Tonträger des Monats Juni / Ö

BINDER & KRIEGLSTEIN: „Trommeln der Nacht“, Cooks Records 2018

Rainer Binder-Krieglstein ist so etwas wie die gute Seele der Grazer Musikszene, auch wenn er zwischendurch auffällig häufig in Wien anzutreffen war. Er war schon dabei, als im SKA auf dunkel gebürstete Herrschaften wie Christian „Fetish“ Fuchs ihre ersten Schritte machten. Später gab es Tanzmusik mit Balkan-Einschlag und noch einmal später die schräge Ehe zwischen Jägerchor und Drums. Immer wieder fiel er auch über die Grenzen hinaus mit seinen Sounds auf, das große Geschäft um die Aufmerksamkeit haben aber andere gemacht.

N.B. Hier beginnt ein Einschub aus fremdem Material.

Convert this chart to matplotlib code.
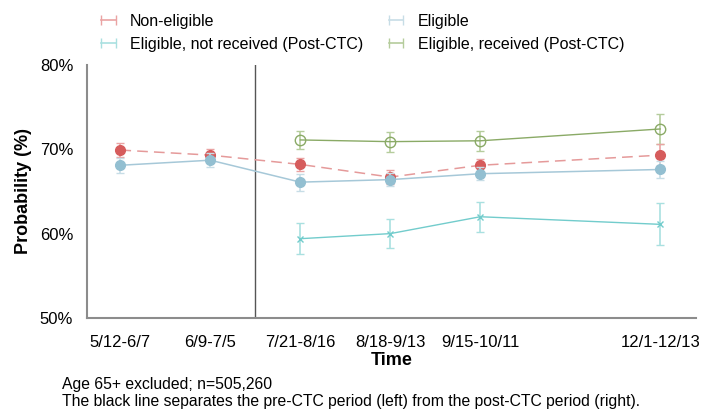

War ihm offenbar auch ein bisschen egal, denn lieber als dem Blick retour widmete er sich bereits wieder neuen Projekten. Konstant geblieben ist hingegen ein gewisser, sehr entspannter, urbaner Style und: Die Liebe zum Fahrrad. Die „Trommeln der Nacht“ sind so gesehen konsequent und trotzdem kommen sie daher wie ein knappes Dutzend Ü-Eier.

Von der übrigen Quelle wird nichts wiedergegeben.